Desde 1501 empezaron los envíos de libros a América. Eran “misales romanos, breviarios, devocionarios y obras de índole religiosa”. La autorización más remota data de 1534 a religiosos franciscanos. Todo esto lo precisa Domingo Buonocore en su libro Libreros, editores e impresores de Buenos Aires, editado en 1944.
El autor señala que desde 1531 se suceden leyes prohibitivas contra “libros de romance o imaginación”, por temer que los originarios “se entregaran a la lectura perniciosa de los profanos y abandonaran, en cambio, los catecismos”. El tribunal de Inquisición de Sevilla tenía a su cargo la requisa de estos libros.

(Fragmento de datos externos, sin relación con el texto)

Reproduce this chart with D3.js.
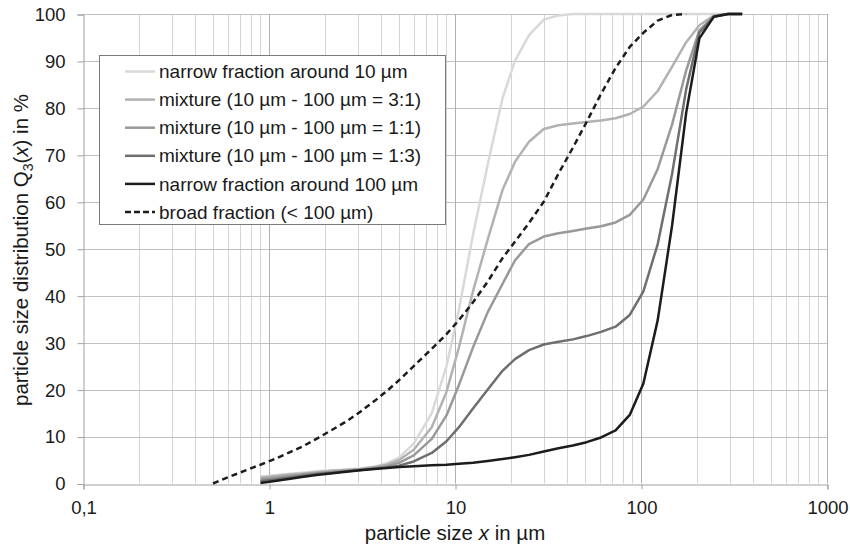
<!DOCTYPE html>
<html>
<head>
<meta charset="utf-8">
<script src="https://cdn.jsdelivr.net/npm/d3@7.9.0/dist/d3.min.js"></script>
<style>
  body { margin: 0; background: #fff; }
  svg { font-family: "Liberation Sans", Arial, sans-serif; }
</style>
</head>
<body>
<svg id="chart" width="850" height="547"></svg>
<script>
// particle size classes (µm) of the laser diffraction measurement
const sizes = [0.9, 1.1, 1.3, 1.5, 1.8, 2.2, 2.6, 3.1, 3.7, 4.3, 5.0, 6.0, 7.5, 9.0, 10.5, 12.5,
  15, 18, 21, 25, 30, 36, 43, 51, 61, 73, 87, 103, 123, 147, 175, 206, 246, 294, 350];

// Q3(x) in % for each class
const narrow10 = [1.5, 1.8, 2.1, 2.3, 2.6, 2.8, 3.0, 3.2, 3.6, 4.3, 5.5, 8.5, 15, 25, 37, 53,
  68, 82, 90, 95.5, 98.8, 99.7, 100, 100, 100, 100, 100, 100, 100, 100, 100, 100, 100, 100, 100];
const mix31 = [1.2, 1.6, 1.9, 2.1, 2.4, 2.7, 2.9, 3.1, 3.5, 4.0, 5.0, 7.2, 12, 19.5, 29, 41,
  52, 62.5, 68.5, 72.8, 75.5, 76.3, 76.7, 77.0, 77.3, 77.8, 78.7, 80.3, 83.6, 88.8, 94.0, 97.6, 99.7, 100, 100];
const mix11 = [0.9, 1.3, 1.6, 1.9, 2.2, 2.5, 2.7, 3.0, 3.3, 3.7, 4.4, 6.0, 9.5, 14.5, 21, 29,
  36.5, 42.5, 47.5, 51, 52.6, 53.3, 53.8, 54.3, 54.8, 55.6, 57.2, 60.5, 67, 76.5, 88, 96.5, 99.5, 100, 100];
const mix13 = [0.5, 0.9, 1.3, 1.6, 2.0, 2.3, 2.6, 2.9, 3.2, 3.4, 3.8, 4.7, 6.5, 9.0, 12, 16,
  20, 24, 26.5, 28.4, 29.6, 30.2, 30.7, 31.4, 32.3, 33.4, 35.9, 40.9, 51, 66, 84, 96, 99.4, 100, 100];
const narrow100 = [0.1, 0.6, 1.0, 1.4, 1.8, 2.2, 2.5, 2.8, 3.1, 3.3, 3.5, 3.7, 3.9, 4.0, 4.2, 4.4,
  4.8, 5.2, 5.6, 6.1, 6.8, 7.5, 8.1, 8.8, 9.8, 11.3, 14.6, 21.3, 34.8, 55, 79, 94.8, 99.4, 100, 100];

// broad fraction was measured on a shorter size range
const sizesBroad = [0.5, 0.6, 0.75, 0.9, 1.1, 1.3, 1.5, 1.8, 2.2, 2.6, 3.1, 3.7, 4.3, 5.0, 6.0, 7.5,
  9.0, 10.5, 12.5, 15, 18, 21, 25, 30, 36, 43, 51, 61, 73, 87, 103, 123, 147, 175];
const broad = [0, 1.3, 2.8, 4.0, 5.4, 6.7, 7.8, 9.5, 11.5, 13.2, 15.3, 17.6, 19.7, 22, 25, 28.7,
  31.8, 34.8, 38.6, 43, 48, 51.5, 55.5, 60, 66, 71.5, 77, 83, 88.5, 93, 96, 98.6, 99.8, 100];

const seriesNames = [
  "narrow fraction around 10 µm",
  "mixture (10 µm - 100 µm = 3:1)",
  "mixture (10 µm - 100 µm = 1:1)",
  "mixture (10 µm - 100 µm = 1:3)",
  "narrow fraction around 100 µm",
  "broad fraction (< 100 µm)"
];
const seriesColors = ["#d9d9d9", "#b2b2b2", "#999999", "#6f6f6f", "#1c1c1c", "#1c1c1c"];
const seriesDash = [null, null, null, null, null, "6,4"];

const xTicks = [0.1, 1, 10, 100, 1000];
const xTickLabels = ["0,1", "1", "10", "100", "1000"];
const yTicks = [0, 10, 20, 30, 40, 50, 60, 70, 80, 90, 100];

const series = [
  { x: sizes, y: narrow10 },
  { x: sizes, y: mix31 },
  { x: sizes, y: mix11 },
  { x: sizes, y: mix13 },
  { x: sizes, y: narrow100 },
  { x: sizesBroad, y: broad }
].map((s, i) => ({
  name: seriesNames[i],
  color: seriesColors[i],
  dash: seriesDash[i],
  points: s.x.map((v, j) => [v, s.y[j]])
}));

const svg = d3.select("#chart");

const x = d3.scaleLog().domain([0.1, 1000]).range([83, 827]);
const y = d3.scaleLinear().domain([0, 100]).range([483.5, 14]);

// vertical grid: minor lines inside each decade, then the decade lines
const minor = [];
[0.1, 1, 10, 100].forEach(d => { for (let k = 2; k <= 9; k++) minor.push(k * d); });

const grid = svg.append("g");
grid.selectAll(".vminor").data(minor).enter().append("line")
  .attr("x1", d => Math.round(x(d)) + 0.5).attr("x2", d => Math.round(x(d)) + 0.5)
  .attr("y1", y(100)).attr("y2", y(0))
  .attr("stroke", "#d4d4d4").attr("stroke-width", 1);
grid.selectAll(".hgrid").data(yTicks.slice(1)).enter().append("line")
  .attr("x1", x(0.1)).attr("x2", x(1000))
  .attr("y1", d => Math.round(y(d)) + 0.5).attr("y2", d => Math.round(y(d)) + 0.5)
  .attr("stroke", "#c0c0c0").attr("stroke-width", 1);
grid.selectAll(".vmajor").data(xTicks.slice(1)).enter().append("line")
  .attr("x1", d => Math.round(x(d)) + 0.5).attr("x2", d => Math.round(x(d)) + 0.5)
  .attr("y1", y(100)).attr("y2", y(0))
  .attr("stroke", "#b0b0b0").attr("stroke-width", 1);

// axes
const xAxis = svg.append("g")
  .attr("transform", `translate(0.5,${Math.round(y(0)) + 0.5})`)
  .call(d3.axisBottom(x).tickValues(xTicks).tickSize(5).tickPadding(11)
    .tickFormat((d, i) => xTickLabels[i]));
const yAxis = svg.append("g")
  .attr("transform", `translate(${Math.round(x(0.1)) + 0.5},0.5)`)
  .call(d3.axisLeft(y).tickValues(yTicks).tickSize(6).tickPadding(12));

[xAxis, yAxis].forEach(g => {
  g.select(".domain").attr("stroke", "#a0a0a0");
  g.selectAll(".tick line").attr("stroke", "#a0a0a0");
  g.selectAll(".tick text").attr("fill", "#1a1a1a")
    .style("font-size", "18.5px").style("font-family", "'Liberation Sans', Arial, sans-serif");
});

// curves
const line = d3.line().x(d => x(d[0])).y(d => y(d[1]));
svg.append("g").selectAll("path").data(series).enter().append("path")
  .attr("d", d => line(d.points))
  .attr("fill", "none")
  .attr("stroke", d => d.color)
  .attr("stroke-width", 2.5)
  .attr("stroke-linejoin", "round")
  .attr("stroke-dasharray", d => d.dash);

// legend
const legend = svg.append("g");
legend.append("rect")
  .attr("x", 99.5).attr("y", 55.5).attr("width", 346).attr("height", 169)
  .attr("fill", "#fff").attr("stroke", "#7a7a7a").attr("stroke-width", 1);
const rows = legend.selectAll(".row").data(series).enter().append("g")
  .attr("transform", (d, i) => `translate(0,${71.5 + i * 28.1})`);
rows.append("line")
  .attr("x1", 125).attr("x2", 155)
  .attr("stroke", d => d.color).attr("stroke-width", 2.5)
  .attr("stroke-dasharray", d => d.dash ? "6,3" : null);
rows.append("text")
  .attr("x", 159).attr("dy", "0.35em")
  .attr("fill", "#1a1a1a").style("font-size", "19px")
  .text(d => d.name);

// axis titles
const xTitle = svg.append("text")
  .attr("x", 455).attr("y", 540).attr("text-anchor", "middle")
  .attr("fill", "#1a1a1a").style("font-size", "20.5px");
xTitle.append("tspan").text("particle size ");
xTitle.append("tspan").style("font-style", "italic").text("x");
xTitle.append("tspan").text(" in µm");

const yTitle = svg.append("text")
  .attr("transform", "translate(28,250) rotate(-90)")
  .attr("text-anchor", "middle")
  .attr("fill", "#1a1a1a").style("font-size", "20.5px");
yTitle.append("tspan").text("particle size distribution Q");
yTitle.append("tspan").attr("dy", 5).style("font-size", "14px").text("3");
yTitle.append("tspan").attr("dy", -5).text("(");
yTitle.append("tspan").style("font-style", "italic").text("x");
yTitle.append("tspan").text(") in %");
</script>
</body>
</html>
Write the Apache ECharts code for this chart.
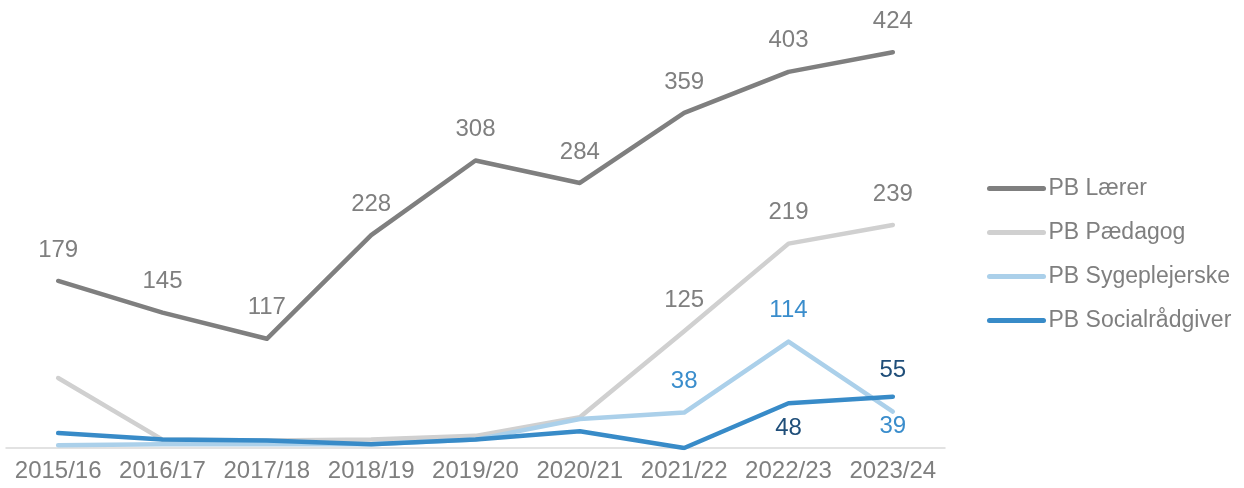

Entre las obras literarias más difundidas y leídas en América estaban «La Celestina», de Fernando de Rojas; «El lazarillo de Tormes»; «La Galatea» de Cervantes y el Quijote.
Pese a la censura se introdujeron en forma clandestina libros que fueron hallados, más tarde, en bibliotecas privadas: el Quijote, el Amadis de Gaula; Deleitar aprovechando de Tirso de Molina; los proverbios de Seneca, La vida del Buscón, de Quevedo, las Coplas de Jorge Manrique; las obras de Góngora, el Conde Lucanor. Una de esas bibliotecas era del arquitecto Melchor Pérez de Soto, muerto en la cárcel de la inquisición en 1655.
Las bibliotecas más importantes estaban en conventos y monasterios. Una de las más notables fue la del obispo Manuel Azamor y Ramírez, donde se encontraron, entre los libros prohibidos, una edición en francés del Paraíso perdido de Milton, El Contrato Social de Rousseau, la Historia de la América de Robertson y el Diccionario Histórico de Bayle.
Como se señala en Fahrenheit 451, de Ray Bradbury: “¿Se da cuenta, ahora, de por qué los libros son odiados y temidos? Muestran los poros del rostro de la vida”.